The Delhi High Court’s Landmark Ruling on Google’s Advertising Model
The Delhi High Court’s May 22 decision in Hindware v. Google represents a critical inflection point for the digital advertising industry. By ruling that Google is liable for trademark infringement due to its keyword advertising practices, Justice Mini Pushkarna has effectively moved beyond the established narrative that search platforms are merely passive intermediaries.
The verdict, which awarded ₹3 million in damages to Hindware, strikes at the heart of Google’s monetization engine. For years, the company has operated under the premise that allowing competitors to bid on brand-name keywords is a legitimate feature of a free marketplace. The court, however, has signaled that the unauthorized sale of a trademarked term as a keyword—specifically for the purpose of diverting traffic—constitutes an infringement of statutory rights.
The Brand Hijacking Crisis in the Indian Startup Ecosystem
Prominent Indian tech figures, including Zerodha’s Nithin Kamath and Zoho’s Sridhar Vembu, have long criticized Google’s advertising architecture. From the perspective of these founders, Google’s platform has functioned as a tax on brand equity. When a company spends millions to build consumer trust, competitors can leverage that recognition by bidding on the brand’s name, placing themselves at the top of the search results page.
Kamath’s public support for the ruling highlights a persistent frustration: forced competition. Brands are essentially coerced into paying for their own names to ensure their customers find them, a practice that shifts advertising budgets away from growth and toward defensive maneuvering. For many SMEs, this systemic issue isn’t just an annoyance; it is a significant drain on resources that favors deep-pocketed competitors.
Google’s Defense and the Policy Paradox
Google maintains that its global policy prohibits advertisers from using trademarked terms within the actual ad text, distinguishing this from the practice of bidding on trademarks as keywords.
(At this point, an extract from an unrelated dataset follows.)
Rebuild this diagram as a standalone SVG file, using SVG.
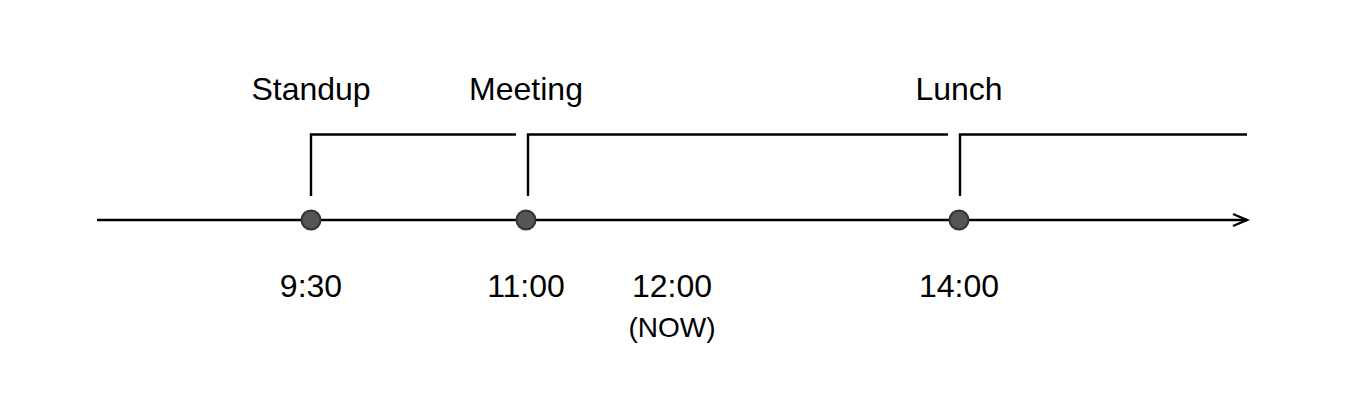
<svg xmlns="http://www.w3.org/2000/svg" width="1360" height="400" viewBox="0 0 1360 400">
<style>
.t{font-family:"Liberation Sans",Arial,sans-serif;font-size:32px;fill:#000;text-anchor:middle}
.s{font-size:28px}
.ln{fill:none;stroke:#000;stroke-width:2.4}
.dot{fill:#555;stroke:#333;stroke-width:2}
</style>
<defs>
<marker id="arr" markerWidth="20" markerHeight="16" refX="16" refY="8" orient="auto" markerUnits="userSpaceOnUse">
<path d="M2,2 L16,8 L2,14" fill="none" stroke="#000" stroke-width="2.4"/>
</marker>
</defs>
<rect width="1360" height="400" fill="#fff"/>
<g id="connectors">
<line class="ln" x1="97" y1="220" x2="1247" y2="220" marker-end="url(#arr)"/>
<path class="ln" d="M311,196 V134.5 H516"/>
<path class="ln" d="M528,196 V134.5 H948"/>
<path class="ln" d="M960,196 V134.5 H1247"/>
</g>
<g id="standup">
<circle class="dot" cx="311" cy="220" r="9.5"/>
<text class="t" x="311" y="100">Standup</text>
<text class="t" x="311" y="297">9:30</text>
</g>
<g id="meeting">
<circle class="dot" cx="526" cy="220" r="9.5"/>
<text class="t" x="526" y="100">Meeting</text>
<text class="t" x="526" y="297">11:00</text>
</g>
<g id="now">
<text class="t" x="672" y="297">12:00</text>
<text class="t s" x="672" y="337">(NOW)</text>
</g>
<g id="lunch">
<circle class="dot" cx="959" cy="220" r="9.5"/>
<text class="t" x="959" y="100">Lunch</text>
<text class="t" x="959" y="297">14:00</text>
</g>
</svg>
In the eyes of Google’s legal team, facilitating the bid is a neutral act, while the content of the ad remains the responsibility of the advertiser.
However, the Delhi High Court’s 163-page judgment challenges this distinction. The court implies that the act of curating and selling the trademark as a keyword, even absent its use in the ad copy itself, is a participative commercial act. By actively suggesting and selling these terms, Google is no longer a neutral bystander but an architect of the infringement.
Implications for the Digital Advertising Landscape
While the ruling is causing waves, legal analysts suggest a nuanced impact. Aprajita Rana of AZB & Partners notes that search giants may not be forced to cease all trademark-related bidding immediately, but they are now legally compelled to audit their automated ad tools. If these platforms are found to be actively encouraging or facilitating the use of protected trademarks, they potentially assume liability for the actions of their advertisers.
This ruling could trigger a ripple effect in jurisdictions across the globe. As India possesses one of the world’s largest pools of internet users and a growing digital advertising market, any judicial shift here forces a global recalibration. Tech platforms will likely need to refine their algorithmic bidding processes to protect trademark holders, or risk a surge in similar litigation.
Ultimately, the Hindware decision underscores a shifting regulatory mindset. The era where digital intermediaries could hide behind passive platform defenses to evade accountability for anti-competitive keyword tactics appears to be waning. Whether this leads to a fundamental change in the ad-auction model or merely procedural adjustments remains to be seen, but the days of seamless trademark poaching are officially on notice.